### Rows
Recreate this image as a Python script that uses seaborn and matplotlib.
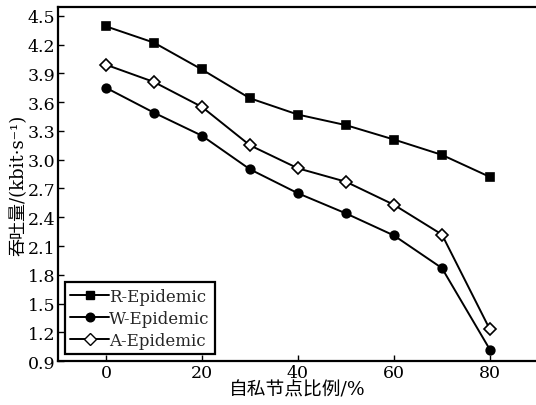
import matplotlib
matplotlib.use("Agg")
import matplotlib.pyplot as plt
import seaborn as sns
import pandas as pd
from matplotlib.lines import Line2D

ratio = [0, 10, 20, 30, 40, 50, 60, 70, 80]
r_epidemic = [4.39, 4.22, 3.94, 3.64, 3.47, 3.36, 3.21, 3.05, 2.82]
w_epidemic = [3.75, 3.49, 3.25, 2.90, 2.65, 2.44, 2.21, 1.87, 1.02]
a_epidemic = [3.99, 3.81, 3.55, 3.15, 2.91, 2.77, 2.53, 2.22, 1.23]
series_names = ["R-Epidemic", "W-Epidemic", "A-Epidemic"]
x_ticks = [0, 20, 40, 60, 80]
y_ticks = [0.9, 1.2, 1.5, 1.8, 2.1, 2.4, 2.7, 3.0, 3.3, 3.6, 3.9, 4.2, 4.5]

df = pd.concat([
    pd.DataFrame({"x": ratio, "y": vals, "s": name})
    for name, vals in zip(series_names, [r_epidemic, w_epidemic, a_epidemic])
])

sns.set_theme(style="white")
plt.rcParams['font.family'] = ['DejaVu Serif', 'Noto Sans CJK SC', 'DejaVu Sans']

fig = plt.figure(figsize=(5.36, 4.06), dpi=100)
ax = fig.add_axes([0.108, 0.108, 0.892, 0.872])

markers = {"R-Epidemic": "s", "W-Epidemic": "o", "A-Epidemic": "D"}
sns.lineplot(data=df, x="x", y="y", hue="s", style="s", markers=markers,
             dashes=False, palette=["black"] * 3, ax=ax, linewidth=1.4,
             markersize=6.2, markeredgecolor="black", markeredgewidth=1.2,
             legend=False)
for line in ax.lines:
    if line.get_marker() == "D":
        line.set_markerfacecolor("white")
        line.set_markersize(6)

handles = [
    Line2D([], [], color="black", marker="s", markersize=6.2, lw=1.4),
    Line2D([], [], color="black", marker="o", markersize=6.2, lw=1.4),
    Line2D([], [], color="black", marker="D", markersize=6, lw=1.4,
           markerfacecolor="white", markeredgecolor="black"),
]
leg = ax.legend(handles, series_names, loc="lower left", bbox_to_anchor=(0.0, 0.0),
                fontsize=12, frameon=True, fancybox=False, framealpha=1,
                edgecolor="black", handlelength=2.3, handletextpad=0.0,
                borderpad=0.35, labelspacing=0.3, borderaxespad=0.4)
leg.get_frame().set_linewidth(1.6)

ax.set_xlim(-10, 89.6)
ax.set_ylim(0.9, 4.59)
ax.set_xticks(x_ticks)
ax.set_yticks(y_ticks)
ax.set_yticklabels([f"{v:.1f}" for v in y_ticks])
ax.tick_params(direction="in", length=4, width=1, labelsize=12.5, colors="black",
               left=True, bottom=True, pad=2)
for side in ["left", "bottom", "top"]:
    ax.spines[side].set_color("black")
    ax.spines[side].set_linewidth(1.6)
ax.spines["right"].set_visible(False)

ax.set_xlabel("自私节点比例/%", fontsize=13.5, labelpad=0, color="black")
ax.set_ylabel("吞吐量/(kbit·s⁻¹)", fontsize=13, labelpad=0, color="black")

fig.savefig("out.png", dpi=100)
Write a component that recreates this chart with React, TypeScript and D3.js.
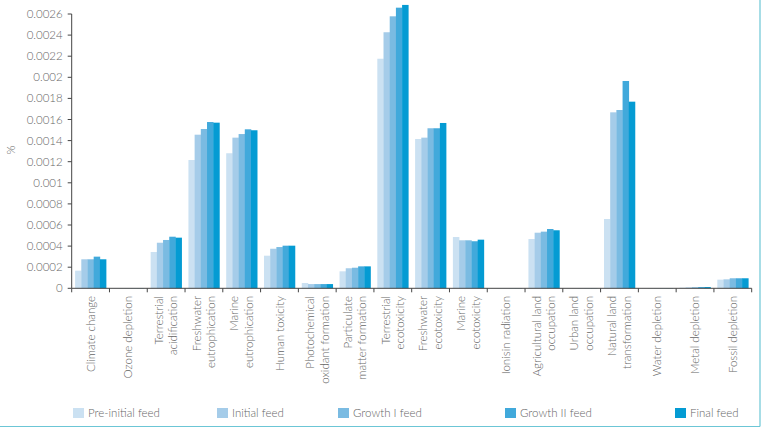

==

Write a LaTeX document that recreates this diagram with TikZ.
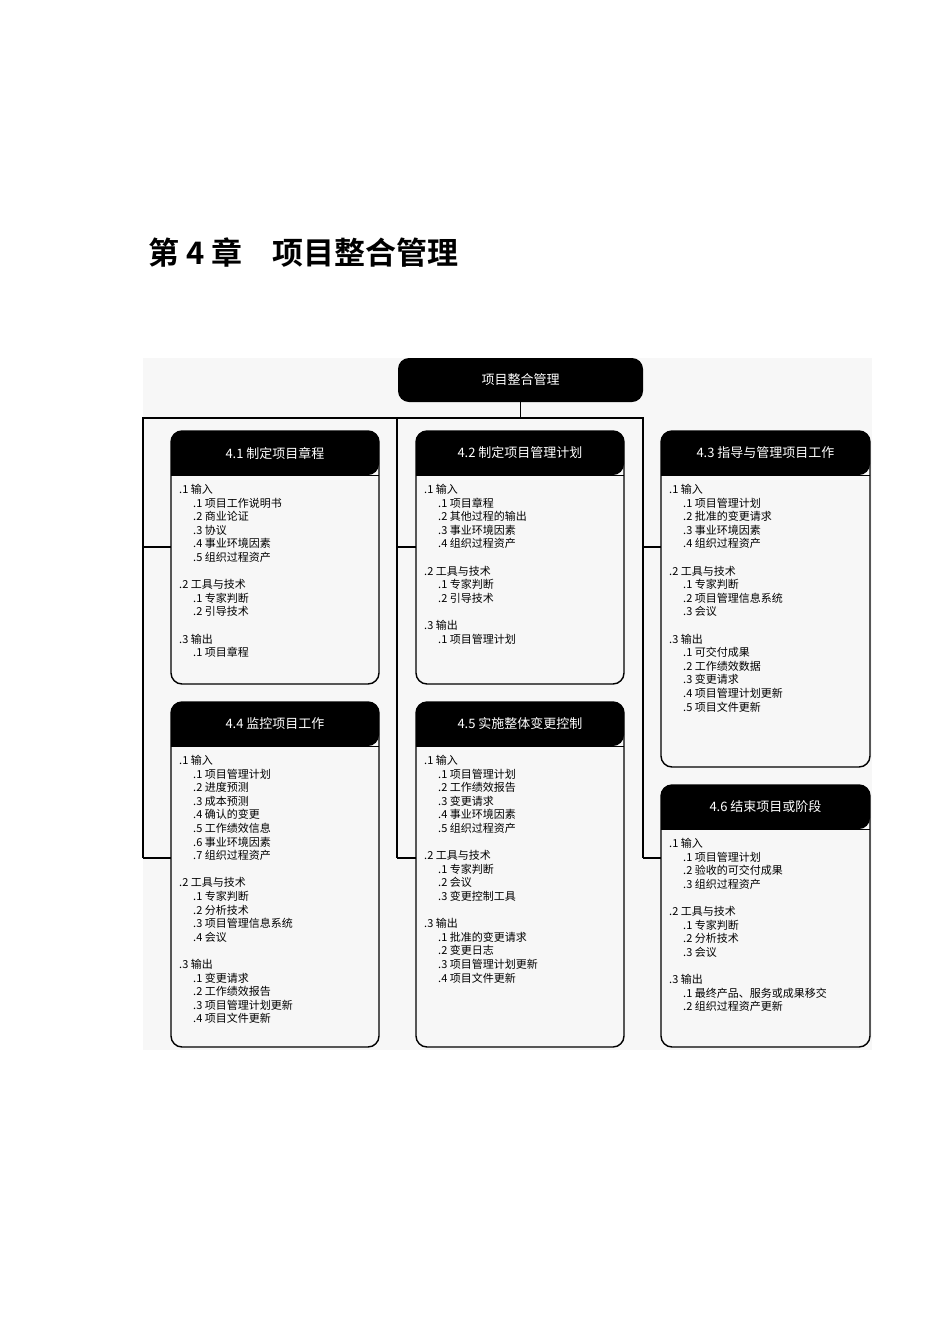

### Instructions to follow
Retype only the lines above from the one with "Recreate this image" through the one with "3.9, 4.2, 4.5]", exactly and with both ends. Images stay out.

### Full response
Recreate this image as a Python script that uses seaborn and matplotlib.
import matplotlib
matplotlib.use("Agg")
import matplotlib.pyplot as plt
import seaborn as sns
import pandas as pd
from matplotlib.lines import Line2D

ratio = [0, 10, 20, 30, 40, 50, 60, 70, 80]
r_epidemic = [4.39, 4.22, 3.94, 3.64, 3.47, 3.36, 3.21, 3.05, 2.82]
w_epidemic = [3.75, 3.49, 3.25, 2.90, 2.65, 2.44, 2.21, 1.87, 1.02]
a_epidemic = [3.99, 3.81, 3.55, 3.15, 2.91, 2.77, 2.53, 2.22, 1.23]
series_names = ["R-Epidemic", "W-Epidemic", "A-Epidemic"]
x_ticks = [0, 20, 40, 60, 80]
y_ticks = [0.9, 1.2, 1.5, 1.8, 2.1, 2.4, 2.7, 3.0, 3.3, 3.6, 3.9, 4.2, 4.5]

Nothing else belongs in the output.